Written problem
Repeat every line of the listing below exactly, minus the pictures.

Source excerpt

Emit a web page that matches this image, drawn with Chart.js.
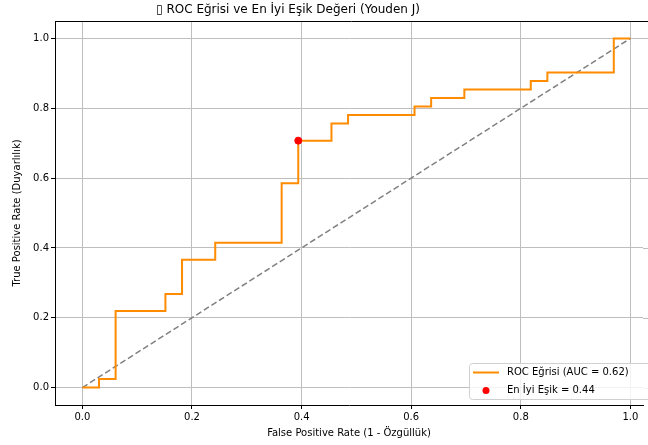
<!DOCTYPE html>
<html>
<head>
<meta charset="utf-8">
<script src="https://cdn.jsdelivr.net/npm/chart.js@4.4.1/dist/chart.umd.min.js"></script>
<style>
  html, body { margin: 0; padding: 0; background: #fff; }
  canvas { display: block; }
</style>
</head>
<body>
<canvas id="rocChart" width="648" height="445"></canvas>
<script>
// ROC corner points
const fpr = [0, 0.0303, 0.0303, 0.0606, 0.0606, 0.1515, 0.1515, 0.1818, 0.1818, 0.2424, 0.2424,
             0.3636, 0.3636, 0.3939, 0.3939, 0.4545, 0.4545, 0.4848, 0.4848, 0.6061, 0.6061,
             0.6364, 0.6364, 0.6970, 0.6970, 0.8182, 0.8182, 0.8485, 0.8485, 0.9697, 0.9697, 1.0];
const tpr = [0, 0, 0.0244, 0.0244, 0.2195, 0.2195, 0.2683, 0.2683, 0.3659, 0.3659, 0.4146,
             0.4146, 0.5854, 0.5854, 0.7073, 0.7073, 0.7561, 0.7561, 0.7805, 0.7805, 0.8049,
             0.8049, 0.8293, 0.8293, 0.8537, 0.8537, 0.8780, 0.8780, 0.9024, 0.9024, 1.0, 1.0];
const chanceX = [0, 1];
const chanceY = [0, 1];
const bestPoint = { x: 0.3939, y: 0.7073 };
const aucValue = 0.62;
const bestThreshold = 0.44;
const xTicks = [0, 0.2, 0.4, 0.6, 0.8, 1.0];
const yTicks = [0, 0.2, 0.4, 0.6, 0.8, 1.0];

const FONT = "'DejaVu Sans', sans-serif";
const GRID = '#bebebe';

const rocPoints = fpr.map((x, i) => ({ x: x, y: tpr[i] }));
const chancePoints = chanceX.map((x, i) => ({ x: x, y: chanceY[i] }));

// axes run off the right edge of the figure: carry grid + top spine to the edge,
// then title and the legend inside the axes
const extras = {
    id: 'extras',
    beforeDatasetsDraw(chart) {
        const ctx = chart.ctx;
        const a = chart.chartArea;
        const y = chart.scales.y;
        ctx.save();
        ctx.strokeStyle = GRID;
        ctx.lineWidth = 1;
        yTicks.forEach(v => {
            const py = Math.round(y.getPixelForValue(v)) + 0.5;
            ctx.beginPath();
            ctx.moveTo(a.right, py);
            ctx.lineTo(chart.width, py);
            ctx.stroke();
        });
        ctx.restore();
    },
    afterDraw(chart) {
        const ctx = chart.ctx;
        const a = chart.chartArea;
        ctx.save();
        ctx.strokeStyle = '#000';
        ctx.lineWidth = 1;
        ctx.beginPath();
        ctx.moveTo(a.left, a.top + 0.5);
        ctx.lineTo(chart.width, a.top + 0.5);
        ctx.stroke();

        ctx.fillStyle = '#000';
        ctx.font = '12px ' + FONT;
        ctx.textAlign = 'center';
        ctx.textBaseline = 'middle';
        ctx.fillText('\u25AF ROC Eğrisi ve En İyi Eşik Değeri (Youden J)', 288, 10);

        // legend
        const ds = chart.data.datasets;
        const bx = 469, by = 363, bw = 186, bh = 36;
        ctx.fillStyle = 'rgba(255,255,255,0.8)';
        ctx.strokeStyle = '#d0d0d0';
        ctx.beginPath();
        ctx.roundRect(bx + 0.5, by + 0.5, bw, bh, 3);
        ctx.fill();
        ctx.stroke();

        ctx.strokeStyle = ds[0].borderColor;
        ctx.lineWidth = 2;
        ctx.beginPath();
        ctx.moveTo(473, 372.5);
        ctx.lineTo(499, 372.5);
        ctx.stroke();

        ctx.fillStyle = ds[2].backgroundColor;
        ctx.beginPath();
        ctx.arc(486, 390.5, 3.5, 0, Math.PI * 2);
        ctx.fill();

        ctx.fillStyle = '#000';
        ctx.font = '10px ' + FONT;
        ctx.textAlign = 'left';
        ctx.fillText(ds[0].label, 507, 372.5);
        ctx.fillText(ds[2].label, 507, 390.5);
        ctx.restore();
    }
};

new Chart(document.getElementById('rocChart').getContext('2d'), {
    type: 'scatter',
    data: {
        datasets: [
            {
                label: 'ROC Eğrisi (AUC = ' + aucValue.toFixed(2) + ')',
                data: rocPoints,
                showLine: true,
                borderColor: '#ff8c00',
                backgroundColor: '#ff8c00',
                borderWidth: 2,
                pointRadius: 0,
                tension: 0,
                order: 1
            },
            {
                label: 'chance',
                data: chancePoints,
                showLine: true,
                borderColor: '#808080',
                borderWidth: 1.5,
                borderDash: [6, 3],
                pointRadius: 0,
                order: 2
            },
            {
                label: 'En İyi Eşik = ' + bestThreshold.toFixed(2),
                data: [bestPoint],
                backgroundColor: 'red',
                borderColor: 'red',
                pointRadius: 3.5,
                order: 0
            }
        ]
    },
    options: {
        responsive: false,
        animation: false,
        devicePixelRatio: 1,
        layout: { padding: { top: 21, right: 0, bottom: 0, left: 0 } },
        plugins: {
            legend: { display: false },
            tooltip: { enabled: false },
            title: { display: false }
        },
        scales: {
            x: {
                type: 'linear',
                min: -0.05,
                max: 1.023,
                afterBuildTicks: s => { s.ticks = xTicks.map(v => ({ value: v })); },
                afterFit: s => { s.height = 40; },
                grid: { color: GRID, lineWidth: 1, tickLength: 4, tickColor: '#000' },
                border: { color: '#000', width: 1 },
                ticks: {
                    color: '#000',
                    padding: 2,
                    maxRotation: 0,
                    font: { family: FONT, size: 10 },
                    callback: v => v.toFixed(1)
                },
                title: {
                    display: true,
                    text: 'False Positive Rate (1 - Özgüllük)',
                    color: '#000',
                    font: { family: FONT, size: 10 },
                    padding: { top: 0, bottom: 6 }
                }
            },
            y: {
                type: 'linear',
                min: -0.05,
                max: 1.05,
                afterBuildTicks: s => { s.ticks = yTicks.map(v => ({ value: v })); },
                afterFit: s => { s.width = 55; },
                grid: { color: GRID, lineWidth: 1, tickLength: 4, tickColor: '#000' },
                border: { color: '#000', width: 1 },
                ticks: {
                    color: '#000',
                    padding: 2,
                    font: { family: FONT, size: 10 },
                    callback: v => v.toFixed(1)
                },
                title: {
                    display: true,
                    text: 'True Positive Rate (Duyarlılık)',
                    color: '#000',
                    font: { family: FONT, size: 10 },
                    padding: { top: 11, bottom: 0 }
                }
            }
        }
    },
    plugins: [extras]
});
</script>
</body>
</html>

Exercise result
Emit a web page that matches this image, drawn with Chart.js.
<!DOCTYPE html>
<html>
<head>
<meta charset="utf-8">
<script src="https://cdn.jsdelivr.net/npm/chart.js@4.4.1/dist/chart.umd.min.js"></script>
<style>
  html, body { margin: 0; padding: 0; background: #fff; }
  canvas { display: block; }
</style>
</head>
<body>
<canvas id="rocChart" width="648" height="445"></canvas>
<script>
// ROC corner points
const fpr = [0, 0.0303, 0.0303, 0.0606, 0.0606, 0.1515, 0.1515, 0.1818, 0.1818, 0.2424, 0.2424,
             0.3636, 0.3636, 0.3939, 0.3939, 0.4545, 0.4545, 0.4848, 0.4848, 0.6061, 0.6061,
             0.6364, 0.6364, 0.6970, 0.6970, 0.8182, 0.8182, 0.8485, 0.8485, 0.9697, 0.9697, 1.0];
const tpr = [0, 0, 0.0244, 0.0244, 0.2195, 0.2195, 0.2683, 0.2683, 0.3659, 0.3659, 0.4146,
             0.4146, 0.5854, 0.5854, 0.7073, 0.7073, 0.7561, 0.7561, 0.7805, 0.7805, 0.8049,
             0.8049, 0.8293, 0.8293, 0.8537, 0.8537, 0.8780, 0.8780, 0.9024, 0.9024, 1.0, 1.0];
const chanceX = [0, 1];
const chanceY = [0, 1];
const bestPoint = { x: 0.3939, y: 0.7073 };
const aucValue = 0.62;
const bestThreshold = 0.44;
const xTicks = [0, 0.2, 0.4, 0.6, 0.8, 1.0];
const yTicks = [0, 0.2, 0.4, 0.6, 0.8, 1.0];

const FONT = "'DejaVu Sans', sans-serif";
const GRID = '#bebebe';

const rocPoints = fpr.map((x, i) => ({ x: x, y: tpr[i] }));
const chancePoints = chanceX.map((x, i) => ({ x: x, y: chanceY[i] }));

// axes run off the right edge of the figure: carry grid + top spine to the edge,
// then title and the legend inside the axes
const extras = {
    id: 'extras',
    beforeDatasetsDraw(chart) {
        const ctx = chart.ctx;
        const a = chart.chartArea;
        const y = chart.scales.y;
        ctx.save();
        ctx.strokeStyle = GRID;
        ctx.lineWidth = 1;
        yTicks.forEach(v => {
            const py = Math.round(y.getPixelForValue(v)) + 0.5;
            ctx.beginPath();
            ctx.moveTo(a.right, py);
            ctx.lineTo(chart.width, py);
            ctx.stroke();
        });
        ctx.restore();
    },
    afterDraw(chart) {
        const ctx = chart.ctx;
        const a = chart.chartArea;
        ctx.save();
        ctx.strokeStyle = '#000';
        ctx.lineWidth = 1;
        ctx.beginPath();
        ctx.moveTo(a.left, a.top + 0.5);
        ctx.lineTo(chart.width, a.top + 0.5);
        ctx.stroke();

        ctx.fillStyle = '#000';
        ctx.font = '12px ' + FONT;
        ctx.textAlign = 'center';
        ctx.textBaseline = 'middle';
        ctx.fillText('\u25AF ROC Eğrisi ve En İyi Eşik Değeri (Youden J)', 288, 10);

        // legend
        const ds = chart.data.datasets;
        const bx = 469, by = 363, bw = 186, bh = 36;
        ctx.fillStyle = 'rgba(255,255,255,0.8)';
        ctx.strokeStyle = '#d0d0d0';
        ctx.beginPath();
        ctx.roundRect(bx + 0.5, by + 0.5, bw, bh, 3);
        ctx.fill();
        ctx.stroke();

        ctx.strokeStyle = ds[0].borderColor;
        ctx.lineWidth = 2;
        ctx.beginPath();
        ctx.moveTo(473, 372.5);
        ctx.lineTo(499, 372.5);
        ctx.stroke();

        ctx.fillStyle = ds[2].backgroundColor;
        ctx.beginPath();
        ctx.arc(486, 390.5, 3.5, 0, Math.PI * 2);
        ctx.fill();

        ctx.fillStyle = '#000';
        ctx.font = '10px ' + FONT;
        ctx.textAlign = 'left';
        ctx.fillText(ds[0].label, 507, 372.5);
        ctx.fillText(ds[2].label, 507, 390.5);
        ctx.restore();
    }
};

new Chart(document.getElementById('rocChart').getContext('2d'), {
    type: 'scatter',
    data: {
        datasets: [
            {
                label: 'ROC Eğrisi (AUC = ' + aucValue.toFixed(2) + ')',
                data: rocPoints,
                showLine: true,
                borderColor: '#ff8c00',
                backgroundColor: '#ff8c00',
                borderWidth: 2,
                pointRadius: 0,
                tension: 0,
                order: 1
            },
            {
                label: 'chance',
                data: chancePoints,
                showLine: true,
                borderColor: '#808080',
                borderWidth: 1.5,
                borderDash: [6, 3],
                pointRadius: 0,
                order: 2
            },
            {
                label: 'En İyi Eşik = ' + bestThreshold.toFixed(2),
                data: [bestPoint],
                backgroundColor: 'red',
                borderColor: 'red',
                pointRadius: 3.5,
                order: 0
            }
        ]
    },
    options: {
        responsive: false,
        animation: false,
        devicePixelRatio: 1,
        layout: { padding: { top: 21, right: 0, bottom: 0, left: 0 } },
        plugins: {
            legend: { display: false },
            tooltip: { enabled: false },
            title: { display: false }
        },
        scales: {
            x: {
                type: 'linear',
                min: -0.05,
                max: 1.023,
                afterBuildTicks: s => { s.ticks = xTicks.map(v => ({ value: v })); },
                afterFit: s => { s.height = 40; },
                grid: { color: GRID, lineWidth: 1, tickLength: 4, tickColor: '#000' },
                border: { color: '#000', width: 1 },
                ticks: {
                    color: '#000',
                    padding: 2,
                    maxRotation: 0,
                    font: { family: FONT, size: 10 },
                    callback: v => v.toFixed(1)
                },
                title: {
                    display: true,
                    text: 'False Positive Rate (1 - Özgüllük)',
                    color: '#000',
                    font: { family: FONT, size: 10 },
                    padding: { top: 0, bottom: 6 }
                }
            },
            y: {
                type: 'linear',
                min: -0.05,
                max: 1.05,
                afterBuildTicks: s => { s.ticks = yTicks.map(v => ({ value: v })); },
                afterFit: s => { s.width = 55; },
                grid: { color: GRID, lineWidth: 1, tickLength: 4, tickColor: '#000' },
                border: { color: '#000', width: 1 },
                ticks: {
                    color: '#000',
                    padding: 2,
                    font: { family: FONT, size: 10 },
                    callback: v => v.toFixed(1)
                },
                title: {
                    display: true,
                    text: 'True Positive Rate (Duyarlılık)',
                    color: '#000',
                    font: { family: FONT, size: 10 },
                    padding: { top: 11, bottom: 0 }
                }
            }
        }
    },
    plugins: [extras]
});
</script>
</body>
</html>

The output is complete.